M.B.A.C: Qu’avez-vous répondu?

« Lorsqu’on regarde ce qui s’est fait dans le monde, le contre-monument apparaît comme une forme de commémoration de pans moins glorieux de l’histoire, il permet d’ajouter des éléments plutôt que d'annihiler ceux préexistants, en contextualisant l’histoire et en permettant un réel dialogue entre les époques et les cultures. »

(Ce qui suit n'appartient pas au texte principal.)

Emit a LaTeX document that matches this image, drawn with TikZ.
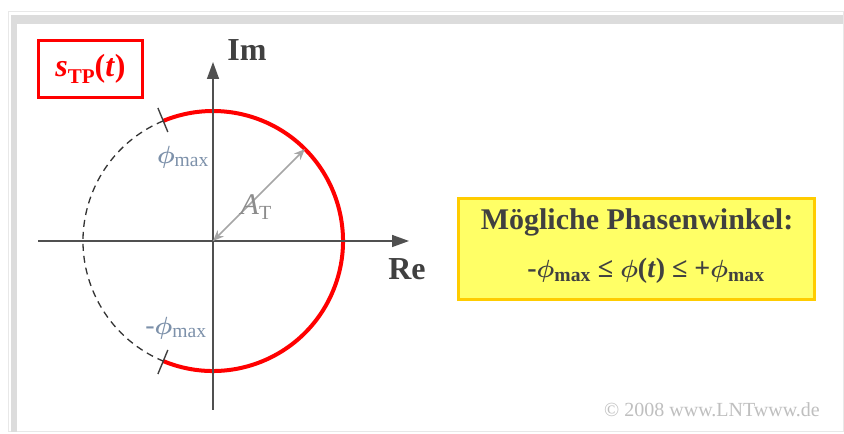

F. G.-L.: Nous avons répondu que leur sensibilité envers l'œuvre de Louis-Philippe Hébert, auteur du Monument-à-Maisonneuve, ne les empêchait pas de lancer un appel de proposition aux membres des Premières Nations, Métis et Inuit pour le réinterpréter. Lorsqu’on regarde ce qui s’est fait dans le monde, le contre-monument apparaît comme une forme de commémoration de pans moins glorieux de l’histoire, il permet d’ajouter des éléments plutôt que d'annihiler ceux préexistants, en contextualisant l’histoire et en permettant un réel dialogue entre les époques et les cultures. Cependant, nous avons bien mis en évidence que c'était aux individus visés par cette violence systémique de décider comment rebalancer le mythe de la fondation de Tiohtià:ke/Montréal, d'où notre demande de leur donner cette opportunité plutôt que de décider pour eux de la forme que cette commémoration doit prendre, même si cela implique de retirer la statue de Maisonneuve.

 

1 Voir le projet Monument performatif présenté au centre de création multidisciplinaire DARE-DARE.